For poor people living in so-called partner countries, free trade has ushered in a new era of neocolonial exploitation. The deregulation of agriculture under NAFTA, for instance, coincided with the devastation of Mexico's farm sector, displacing some one million farmers and driving many northward across the border in search of work.

NAFTA's slimmer twin, the Dominican Republic-Central American Free Trade Agreement (or CAFTA, which also includes El Salvador, Guatemala, Honduras, Nicaragua and Costa Rica) has further rattled the region's fragile economy. Small and middling farmers in El Salvador, according to the advocacy group SHARE El Salvador, have faced an assault of U.S. imports into newly exposed markets for rice, corn and other essential products.

But given the not-too-distant history revealed in NSA's document release, the biggest concern in the Colombia deal may be labor rights in a country where standing up for workers can be a death sentence. Obama's backing comes with some measures added to the deal that aim to protect labor activists. Nonetheless, Human Rights Watch has blasted both President Obama and Colombian President Juan Manuel Santos for failing to strengthen human rights provisions enough. At least 51 unionists were killed in 2010, a death toll that's up slightly from the year before.
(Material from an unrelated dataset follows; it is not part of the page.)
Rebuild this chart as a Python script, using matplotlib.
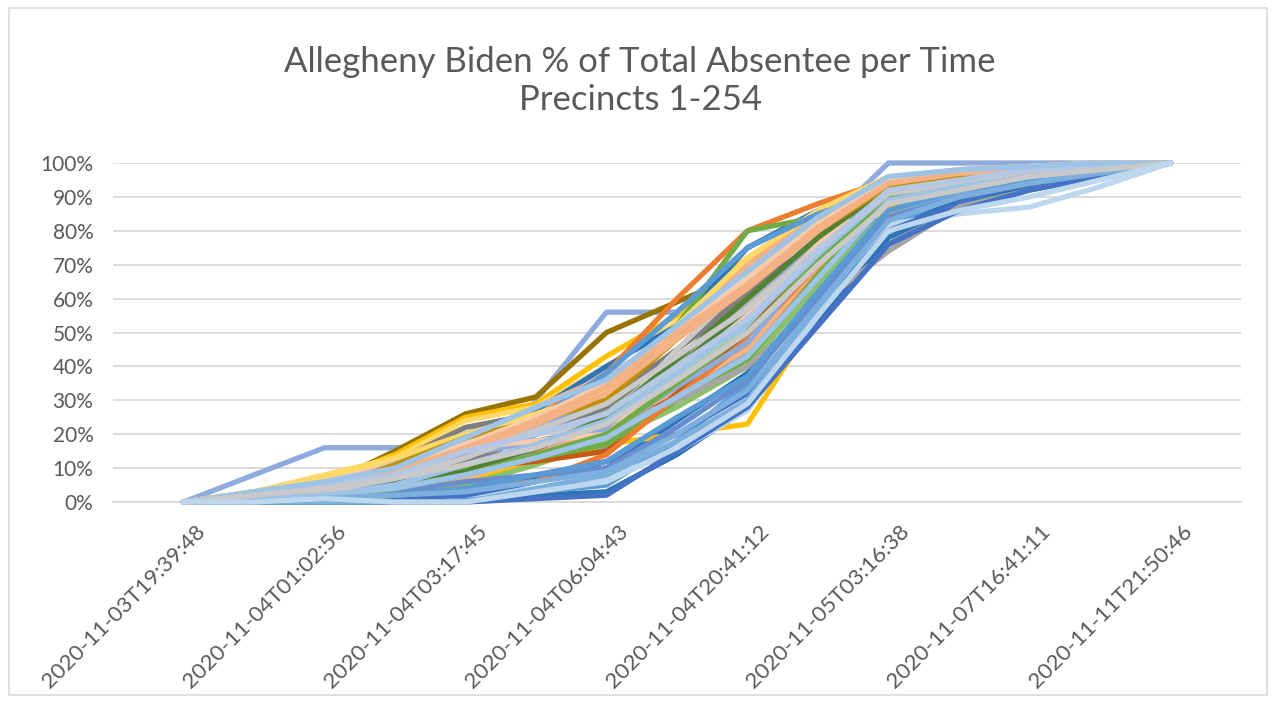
import matplotlib
matplotlib.use("Agg")
import matplotlib.pyplot as plt
from matplotlib.ticker import PercentFormatter
from matplotlib.transforms import ScaledTranslation
from matplotlib.patches import Rectangle

plt.rcParams['font.family'] = ['Lato', 'DejaVu Sans']

# 15 time snapshots; Excel only labels every second one
n_snapshots = 15
tick_labels = ['2020-11-03T19:39:48', '2020-11-04T01:02:56', '2020-11-04T03:17:45',
               '2020-11-04T06:04:43', '2020-11-04T20:41:12', '2020-11-05T03:16:38',
               '2020-11-07T16:41:11', '2020-11-11T21:50:46']

# Biden share of precinct total absentee per snapshot (percent)
precinct_pct = [
    [0, 8, 16, 16, 17, 22, 30, 42, 58, 78, 95, 98, 99, 100, 100],
    [0, 0, 1, 1, 1, 30, 56, 56, 58, 80, 100, 100, 100, 100, 100],
    [0, 2, 5, 15, 26, 31, 50, 59, 68, 82, 93, 96, 98, 99, 100],
    [0, 2, 6, 14, 25, 29, 43, 55, 72, 85, 95, 97, 99, 100, 100],
    [0, 3, 8, 13, 24, 28, 40, 53, 68, 83, 92, 96, 98, 99, 100],
    [0, 2, 4, 10, 20, 27, 40, 52, 75, 86, 95, 97, 99, 100, 100],
    [0, 1, 3, 8, 16, 25, 38, 60, 80, 88, 95, 98, 99, 100, 100],
    [0, 1, 3, 7, 14, 20, 30, 52, 80, 84, 87, 92, 95, 98, 100],
    [0, 2, 5, 11, 18, 28, 37, 50, 70, 85, 95, 97, 98, 99, 100],
    [0, 1, 3, 12, 22, 26, 30, 45, 60, 80, 93, 96, 98, 99, 100],
    [0, 1, 2, 6, 12, 20, 28, 42, 55, 76, 93, 95, 97, 99, 100],
    [0, 2, 4, 9, 15, 20, 25, 37, 50, 72, 76, 89, 93, 97, 100],
    [0, 1, 2, 5, 10, 16, 22, 38, 55, 72, 85, 92, 96, 98, 100],
    [0, 3, 6, 11, 17, 22, 26, 42, 58, 75, 88, 93, 97, 99, 100],
    [0, 3, 7, 12, 18, 21, 24, 38, 52, 73, 90, 94, 97, 99, 100],
    [0, 2, 4, 8, 12, 20, 27, 38, 50, 72, 88, 93, 96, 98, 100],
    [0, 0, 1, 3, 7, 12, 20, 32, 45, 68, 85, 92, 96, 98, 100],
    [0, 0, 1, 4, 8, 12, 16, 30, 44, 64, 82, 90, 94, 97, 100],
    [0, 1, 2, 6, 13, 15, 18, 33, 47, 70, 88, 94, 97, 99, 100],
    [0, 1, 3, 5, 9, 14, 20, 30, 40, 65, 86, 92, 96, 98, 100],
    [0, 0, 1, 2, 5, 7, 10, 24, 38, 60, 80, 89, 93, 97, 100],
    [0, 0, 1, 3, 6, 12, 17, 20, 23, 55, 87, 93, 96, 98, 100],
    [0, 0, 0, 0, 1, 2, 3, 14, 28, 53, 78, 88, 93, 97, 100],
    [0, 0, 0, 1, 1, 3, 5, 18, 35, 62, 90, 94, 97, 99, 100],
    [0, 0, 1, 1, 2, 4, 7, 15, 27, 55, 82, 85, 87, 93, 100],
    [0, 0, 1, 1, 2, 6, 12, 20, 32, 56, 80, 88, 95, 98, 100],
    [0, 1, 2, 4, 7, 14, 22, 33, 45, 70, 90, 94, 97, 99, 100],
    [0, 0, 1, 2, 5, 11, 18, 28, 40, 64, 86, 92, 96, 98, 100],
    [0, 1, 2, 6, 12, 20, 28, 45, 62, 80, 92, 95, 98, 99, 100],
    [0, 3, 6, 12, 18, 20, 23, 45, 65, 78, 88, 93, 96, 98, 100],
    [0, 0, 1, 4, 10, 12, 15, 32, 50, 73, 92, 95, 98, 99, 100],
    [0, 3, 7, 13, 20, 26, 33, 52, 72, 86, 96, 98, 99, 100, 100],
    [0, 1, 2, 7, 14, 24, 38, 56, 75, 85, 92, 95, 98, 99, 100],
    [0, 0, 2, 5, 10, 13, 17, 30, 42, 67, 90, 94, 97, 99, 100],
    [0, 0, 1, 2, 4, 6, 14, 31, 48, 70, 90, 94, 97, 99, 100],
    [0, 2, 4, 8, 14, 18, 22, 30, 40, 58, 74, 87, 92, 96, 100],
    [0, 0, 0, 0, 0, 1, 2, 15, 28, 52, 76, 86, 92, 96, 100],
    [0, 0, 0, 0, 0, 4, 8, 18, 30, 57, 84, 91, 95, 98, 100],
    [0, 0, 1, 3, 6, 8, 10, 22, 36, 60, 84, 90, 94, 97, 100],
    [0, 2, 5, 9, 14, 18, 21, 34, 47, 72, 94, 97, 99, 100, 100],
    [0, 3, 6, 11, 16, 18, 20, 38, 55, 76, 95, 97, 99, 100, 100],
    [0, 1, 2, 5, 9, 16, 25, 42, 60, 78, 93, 96, 98, 99, 100],
    [0, 2, 4, 11, 19, 24, 30, 48, 65, 80, 93, 96, 98, 99, 100],
    [0, 0, 1, 4, 8, 14, 20, 35, 50, 71, 90, 94, 97, 99, 100],
    [0, 1, 3, 8, 15, 23, 32, 48, 63, 80, 94, 97, 98, 99, 100],
    [0, 1, 2, 5, 11, 17, 24, 38, 53, 73, 91, 94, 97, 99, 100],
    [0, 2, 5, 10, 17, 25, 35, 50, 66, 82, 95, 98, 99, 100, 100],
    [0, 0, 1, 2, 4, 8, 12, 25, 37, 62, 86, 92, 95, 98, 100],
    [0, 1, 3, 7, 13, 21, 29, 43, 57, 75, 91, 94, 97, 99, 100],
    [0, 1, 2, 4, 8, 13, 19, 31, 43, 66, 89, 93, 96, 98, 100],
    [0, 2, 4, 9, 16, 24, 34, 50, 64, 81, 94, 97, 98, 99, 100],
    [0, 0, 1, 2, 3, 6, 9, 20, 33, 58, 83, 90, 94, 97, 100],
    [0, 2, 5, 8, 15, 20, 26, 40, 54, 74, 92, 95, 98, 99, 100],
    [0, 3, 6, 10, 19, 28, 36, 52, 68, 84, 96, 98, 99, 100, 100],
    [0, 2, 4, 7, 11, 16, 23, 36, 50, 70, 88, 92, 96, 98, 100],
    [0, 0, 1, 0, 0, 3, 6, 16, 29, 55, 80, 86, 90, 95, 100],
]

# Excel office palette cycle (many light tints end up on top)
palette = ['#8FAADC', '#8FAADC', '#997300', '#FFC000', '#FFD966', '#2E75B6',
           '#ED7D31', '#70AD47', '#F4B183', '#7F7F7F', '#548235', '#A5A5A5',
           '#4472C4', '#B7B7B7', '#9DC3E6', '#A9D18E', '#F1975A', '#5B9BD5',
           '#C55A11', '#7CAFDD', '#2E75B6', '#FFC000', '#2E75B6', '#5B9BD5',
           '#BDD7EE', '#4472C4', '#F4B183', '#8CC168', '#7F7F7F', '#C9C9C9',
           '#C55A11', '#FFD966', '#5B9BD5', '#70AD47', '#ED7D31', '#A5A5A5',
           '#4472C4', '#7CAFDD', '#698ED0', '#8FAADC', '#F8CBAD', '#548235',
           '#BF9000', '#70AD47', '#F4B183', '#9DC3E6', '#F8CBAD', '#5B9BD5',
           '#C9C9C9', '#9DC3E6', '#F4B183', '#7CAFDD', '#B4C7E7', '#9DC3E6',
           '#C9C9C9', '#BDD7EE']

fig = plt.figure(figsize=(12.75, 7.02), dpi=100)
ax = fig.add_axes([0.0886, 0.2849, 0.8847, 0.4829])

x = list(range(n_snapshots))
for i, vals in enumerate(precinct_pct):
    ax.plot(x, [v / 100 for v in vals], color=palette[i % len(palette)],
            lw=3.8, solid_joinstyle='round', solid_capstyle='round',
            clip_on=False, zorder=3)

ax.set_xlim(-1, n_snapshots)
ax.set_ylim(0, 1)
ax.set_yticks([i / 10 for i in range(11)])
ax.yaxis.set_major_formatter(PercentFormatter(1.0, decimals=0))
ax.grid(axis='y', color='#D9D9D9', lw=1.3, zorder=0)
ax.set_axisbelow(True)
for s in ['top', 'right', 'left']:
    ax.spines[s].set_visible(False)
ax.spines['bottom'].set_color('#D9D9D9')
ax.spines['bottom'].set_linewidth(1.3)

ax.set_xticks(x[::2])
ax.set_xticklabels(tick_labels, rotation=45, ha='right', va='top', rotation_mode='anchor')
ax.tick_params(axis='both', length=0, labelsize=15, labelcolor='#595959')
ax.tick_params(axis='x', labelsize=16, pad=14)
ax.tick_params(axis='y', pad=14)
offset = ScaledTranslation(8 / 72, 0, fig.dpi_scale_trans)
for lab in ax.get_xticklabels():
    lab.set_transform(lab.get_transform() + offset)

fig.text(0.502, 0.912, 'Allegheny Biden % of Total Absentee per Time',
         ha='center', va='center', fontsize=25, color='#595959')
fig.text(0.502, 0.858, 'Precincts 1-254', ha='center', va='center',
         fontsize=25, color='#595959')

fig.patches.append(Rectangle((0.007, 0.01), 0.987, 0.978, transform=fig.transFigure,
                             fill=False, edgecolor='#D9D9D9', lw=1.2))

fig.savefig('out.png', dpi=100, facecolor='white')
According to Human Rights Watch, "While most union killings have never been investigated, there is considerable evidence that right-wing paramilitary organizations and their successor groups are responsible for the largest share of these crimes," including massacres and rapes. And yet the labor provisions of the pending trade deal "avoid an issue at the heart of the problem: the continued operation of the powerful armed groups behind the bulk of anti-union violence and other abuses."

Meanwhile, fair-trade activists say the South Korean deal would enable companies to undermine basic protections for workers, farmers and consumers. Opponents fear the deal would leave small farmers defenseless against invasions of subsidized agricultural imports. The U.S. Department of Agriculture, on the other hand, presents this as a ripe opportunity for U.S. exporters.

The deal could also mow down U.S. auto workers and hurt the environment at the same time, by opening up Korea to Big Three imports, with clunkier models that tend to belch more carbon. The United Auto Workers supports the deal, which has helped cover Obama's backing of it. But the AFL-CIO and many other Korean and U.S. labor and civil society groups counter that workforces in both countries would suffer from the removal of trade protections.

"Labor movements in both countries have come out strongly against the Korea-U.S. Free Trade Agreement," said Seung Hye Suh of the Korea Policy Institute. Noting that Mexican and U.S. workers saw massive job losses in the wake of NAFTA, she added, "They understand this is an attack on workers' rights, it's not about strengthening jobs in one country versus another."

The corporate interests in the trade debate are inlaid with more complex geopolitical factors as well. South Korea serves as Washington's buffer zone against North Korea's dictatorship, while Colombia is a key ally in Washington's Latin American drug war, where the White House is deploying a strategy akin to the one that has wrought such havoc in Mexico.

The bottom line is that there's more to these trade agreements than the rhetorical promise of new jobs and new markets. But despite the grim experience of NAFTA, Washington still shies away from taking a tough stance on fair rules for wages, labor conditions and small farms. Instead, political opportunists exploit globalization to break down trade barriers for corporations--and in turn erect barriers to opportunity for everybody else.